## Provided material

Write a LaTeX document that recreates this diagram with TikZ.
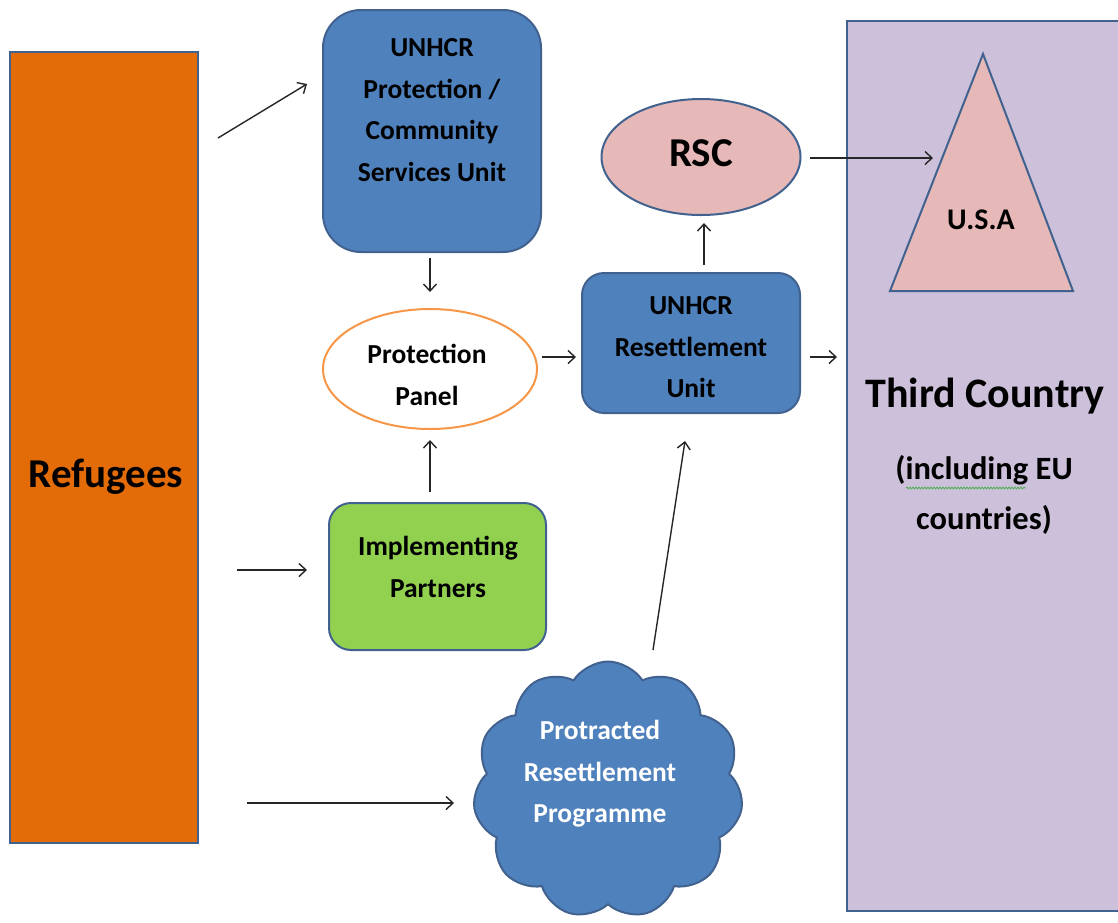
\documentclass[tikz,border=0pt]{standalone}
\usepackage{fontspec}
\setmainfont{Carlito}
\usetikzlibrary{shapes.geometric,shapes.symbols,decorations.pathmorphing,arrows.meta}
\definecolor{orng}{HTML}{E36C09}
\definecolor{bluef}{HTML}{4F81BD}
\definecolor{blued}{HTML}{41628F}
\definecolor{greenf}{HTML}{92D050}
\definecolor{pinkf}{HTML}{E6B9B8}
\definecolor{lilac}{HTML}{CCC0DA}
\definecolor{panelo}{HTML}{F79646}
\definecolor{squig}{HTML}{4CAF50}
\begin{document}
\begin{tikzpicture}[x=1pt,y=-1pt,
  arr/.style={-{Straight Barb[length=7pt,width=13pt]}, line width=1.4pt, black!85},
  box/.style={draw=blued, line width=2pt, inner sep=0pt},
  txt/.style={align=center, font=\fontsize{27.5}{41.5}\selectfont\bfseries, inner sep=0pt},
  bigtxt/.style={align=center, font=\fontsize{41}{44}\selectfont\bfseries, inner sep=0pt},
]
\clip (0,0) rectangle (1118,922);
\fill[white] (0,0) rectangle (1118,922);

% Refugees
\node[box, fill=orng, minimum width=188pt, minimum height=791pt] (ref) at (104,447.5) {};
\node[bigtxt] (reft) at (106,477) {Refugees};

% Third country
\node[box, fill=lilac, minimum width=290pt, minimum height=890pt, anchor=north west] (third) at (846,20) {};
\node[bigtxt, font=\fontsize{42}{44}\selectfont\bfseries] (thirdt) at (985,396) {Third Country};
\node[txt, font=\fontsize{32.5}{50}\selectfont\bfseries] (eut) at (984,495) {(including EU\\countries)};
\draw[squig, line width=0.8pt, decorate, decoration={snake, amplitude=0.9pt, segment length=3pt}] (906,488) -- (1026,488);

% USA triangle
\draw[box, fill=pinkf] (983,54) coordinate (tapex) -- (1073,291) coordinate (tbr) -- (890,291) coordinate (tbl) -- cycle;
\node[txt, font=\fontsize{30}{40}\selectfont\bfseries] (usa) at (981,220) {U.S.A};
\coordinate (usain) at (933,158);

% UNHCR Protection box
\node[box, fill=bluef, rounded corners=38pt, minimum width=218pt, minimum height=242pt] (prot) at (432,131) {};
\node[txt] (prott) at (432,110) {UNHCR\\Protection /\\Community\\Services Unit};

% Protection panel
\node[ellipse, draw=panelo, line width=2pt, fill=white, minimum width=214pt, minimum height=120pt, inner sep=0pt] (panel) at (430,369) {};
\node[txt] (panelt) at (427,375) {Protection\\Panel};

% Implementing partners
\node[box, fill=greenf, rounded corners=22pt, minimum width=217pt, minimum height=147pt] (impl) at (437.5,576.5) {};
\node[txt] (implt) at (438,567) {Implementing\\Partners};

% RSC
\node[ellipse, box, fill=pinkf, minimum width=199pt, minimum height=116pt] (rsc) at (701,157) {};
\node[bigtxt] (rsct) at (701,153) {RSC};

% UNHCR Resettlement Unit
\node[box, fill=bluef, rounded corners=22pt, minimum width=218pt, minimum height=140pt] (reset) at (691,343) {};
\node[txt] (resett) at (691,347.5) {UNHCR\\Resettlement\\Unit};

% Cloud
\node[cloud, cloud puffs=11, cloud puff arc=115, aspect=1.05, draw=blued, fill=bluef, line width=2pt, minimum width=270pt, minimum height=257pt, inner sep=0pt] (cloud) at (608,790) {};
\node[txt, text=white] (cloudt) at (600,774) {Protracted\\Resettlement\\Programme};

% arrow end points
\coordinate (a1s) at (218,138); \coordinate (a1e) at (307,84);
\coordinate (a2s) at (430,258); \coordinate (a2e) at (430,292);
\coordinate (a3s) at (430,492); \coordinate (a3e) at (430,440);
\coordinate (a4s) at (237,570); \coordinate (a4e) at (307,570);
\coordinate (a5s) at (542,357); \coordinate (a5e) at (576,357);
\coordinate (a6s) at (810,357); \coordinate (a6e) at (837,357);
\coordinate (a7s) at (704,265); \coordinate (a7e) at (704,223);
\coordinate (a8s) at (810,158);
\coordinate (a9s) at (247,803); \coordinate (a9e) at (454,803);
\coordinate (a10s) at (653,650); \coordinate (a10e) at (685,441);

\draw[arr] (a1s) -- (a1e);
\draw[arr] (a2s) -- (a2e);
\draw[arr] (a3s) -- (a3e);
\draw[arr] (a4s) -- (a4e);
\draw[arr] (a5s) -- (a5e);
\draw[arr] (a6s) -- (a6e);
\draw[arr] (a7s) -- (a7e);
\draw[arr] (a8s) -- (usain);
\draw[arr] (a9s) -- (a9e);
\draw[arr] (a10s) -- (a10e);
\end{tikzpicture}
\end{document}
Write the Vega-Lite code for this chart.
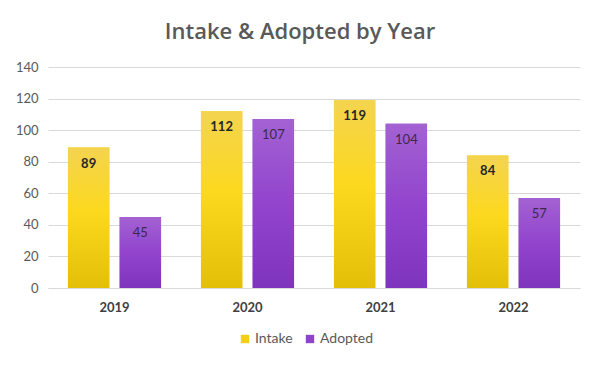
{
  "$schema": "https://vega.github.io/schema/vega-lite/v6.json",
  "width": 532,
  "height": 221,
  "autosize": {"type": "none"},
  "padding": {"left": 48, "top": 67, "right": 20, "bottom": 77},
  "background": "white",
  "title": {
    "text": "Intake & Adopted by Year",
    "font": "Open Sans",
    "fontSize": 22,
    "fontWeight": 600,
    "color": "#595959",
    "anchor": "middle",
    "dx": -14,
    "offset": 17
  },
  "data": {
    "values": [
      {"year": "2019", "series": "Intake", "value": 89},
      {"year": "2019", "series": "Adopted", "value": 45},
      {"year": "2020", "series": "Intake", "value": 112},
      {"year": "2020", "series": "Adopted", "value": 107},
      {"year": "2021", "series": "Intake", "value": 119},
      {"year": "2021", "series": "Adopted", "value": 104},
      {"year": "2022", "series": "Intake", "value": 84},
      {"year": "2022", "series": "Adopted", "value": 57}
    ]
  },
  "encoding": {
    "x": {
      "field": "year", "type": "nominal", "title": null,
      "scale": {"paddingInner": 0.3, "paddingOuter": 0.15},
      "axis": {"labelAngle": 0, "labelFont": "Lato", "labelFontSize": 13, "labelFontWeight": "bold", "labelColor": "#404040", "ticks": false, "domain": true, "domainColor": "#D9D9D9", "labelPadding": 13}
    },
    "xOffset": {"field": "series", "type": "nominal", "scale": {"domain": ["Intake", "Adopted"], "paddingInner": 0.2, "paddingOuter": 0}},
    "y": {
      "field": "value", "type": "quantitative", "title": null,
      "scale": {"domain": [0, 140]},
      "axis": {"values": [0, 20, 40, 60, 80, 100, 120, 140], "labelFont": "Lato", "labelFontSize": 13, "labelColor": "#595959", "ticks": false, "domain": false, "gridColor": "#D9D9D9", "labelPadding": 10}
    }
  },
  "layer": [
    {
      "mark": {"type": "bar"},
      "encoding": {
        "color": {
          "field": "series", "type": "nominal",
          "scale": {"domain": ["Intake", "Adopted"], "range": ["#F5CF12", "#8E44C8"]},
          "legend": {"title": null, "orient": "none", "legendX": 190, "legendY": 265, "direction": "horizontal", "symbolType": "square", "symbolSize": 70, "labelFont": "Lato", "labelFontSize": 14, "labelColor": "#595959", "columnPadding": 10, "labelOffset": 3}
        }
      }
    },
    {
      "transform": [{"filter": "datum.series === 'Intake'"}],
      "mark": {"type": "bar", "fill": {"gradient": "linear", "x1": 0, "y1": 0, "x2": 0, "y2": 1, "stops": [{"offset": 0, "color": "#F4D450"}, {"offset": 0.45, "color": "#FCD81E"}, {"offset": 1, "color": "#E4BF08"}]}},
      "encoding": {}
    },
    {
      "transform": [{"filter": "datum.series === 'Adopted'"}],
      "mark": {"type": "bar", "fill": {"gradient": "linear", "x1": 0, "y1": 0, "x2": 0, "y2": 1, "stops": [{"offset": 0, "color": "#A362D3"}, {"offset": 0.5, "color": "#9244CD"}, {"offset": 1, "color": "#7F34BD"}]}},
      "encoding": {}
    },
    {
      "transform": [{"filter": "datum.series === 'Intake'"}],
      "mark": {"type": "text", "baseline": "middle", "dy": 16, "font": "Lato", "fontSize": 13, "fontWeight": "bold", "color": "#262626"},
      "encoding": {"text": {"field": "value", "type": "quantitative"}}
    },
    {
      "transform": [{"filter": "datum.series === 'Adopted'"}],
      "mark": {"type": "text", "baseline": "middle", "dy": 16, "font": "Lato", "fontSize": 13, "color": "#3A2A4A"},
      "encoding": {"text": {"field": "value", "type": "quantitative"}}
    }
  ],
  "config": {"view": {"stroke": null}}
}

## Task prompt
Check each line above for "Write" and return the ones that have it.

## The output
Write a LaTeX document that recreates this diagram with TikZ.
Write the Vega-Lite code for this chart.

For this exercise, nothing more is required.